WHAT NEEDS TO BE DONE —
Copy out all lines that hold "this".

DATA LINES —
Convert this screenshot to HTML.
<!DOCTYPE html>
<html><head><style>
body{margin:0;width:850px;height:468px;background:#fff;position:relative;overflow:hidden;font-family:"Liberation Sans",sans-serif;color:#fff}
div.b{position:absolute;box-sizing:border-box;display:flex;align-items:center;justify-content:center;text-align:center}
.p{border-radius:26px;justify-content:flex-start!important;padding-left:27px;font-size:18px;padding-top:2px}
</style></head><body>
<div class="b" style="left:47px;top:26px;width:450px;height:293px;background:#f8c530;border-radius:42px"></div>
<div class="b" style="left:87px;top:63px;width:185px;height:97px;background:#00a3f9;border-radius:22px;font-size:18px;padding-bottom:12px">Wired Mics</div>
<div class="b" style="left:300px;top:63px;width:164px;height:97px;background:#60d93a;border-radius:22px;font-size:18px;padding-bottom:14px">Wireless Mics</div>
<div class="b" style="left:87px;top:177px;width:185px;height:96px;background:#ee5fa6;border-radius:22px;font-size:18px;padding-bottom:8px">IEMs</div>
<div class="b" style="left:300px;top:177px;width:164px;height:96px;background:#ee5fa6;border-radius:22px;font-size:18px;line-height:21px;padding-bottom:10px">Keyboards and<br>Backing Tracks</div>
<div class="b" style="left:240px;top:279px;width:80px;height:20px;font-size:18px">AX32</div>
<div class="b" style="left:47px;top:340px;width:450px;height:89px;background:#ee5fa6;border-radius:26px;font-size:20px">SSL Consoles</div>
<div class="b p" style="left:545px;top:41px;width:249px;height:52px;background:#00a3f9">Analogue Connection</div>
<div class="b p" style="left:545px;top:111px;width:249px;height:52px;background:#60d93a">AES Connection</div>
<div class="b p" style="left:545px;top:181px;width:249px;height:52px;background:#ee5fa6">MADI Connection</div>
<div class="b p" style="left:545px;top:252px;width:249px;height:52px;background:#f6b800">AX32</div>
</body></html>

* * *

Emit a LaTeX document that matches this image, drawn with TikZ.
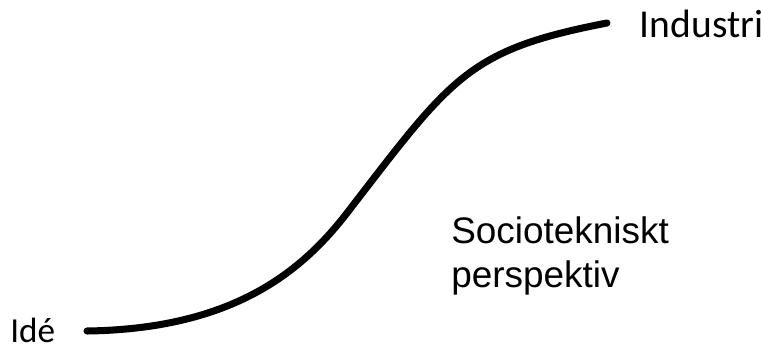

OUTPUT BELOW —
Convert this screenshot to HTML.
Emit a LaTeX document that matches this image, drawn with TikZ.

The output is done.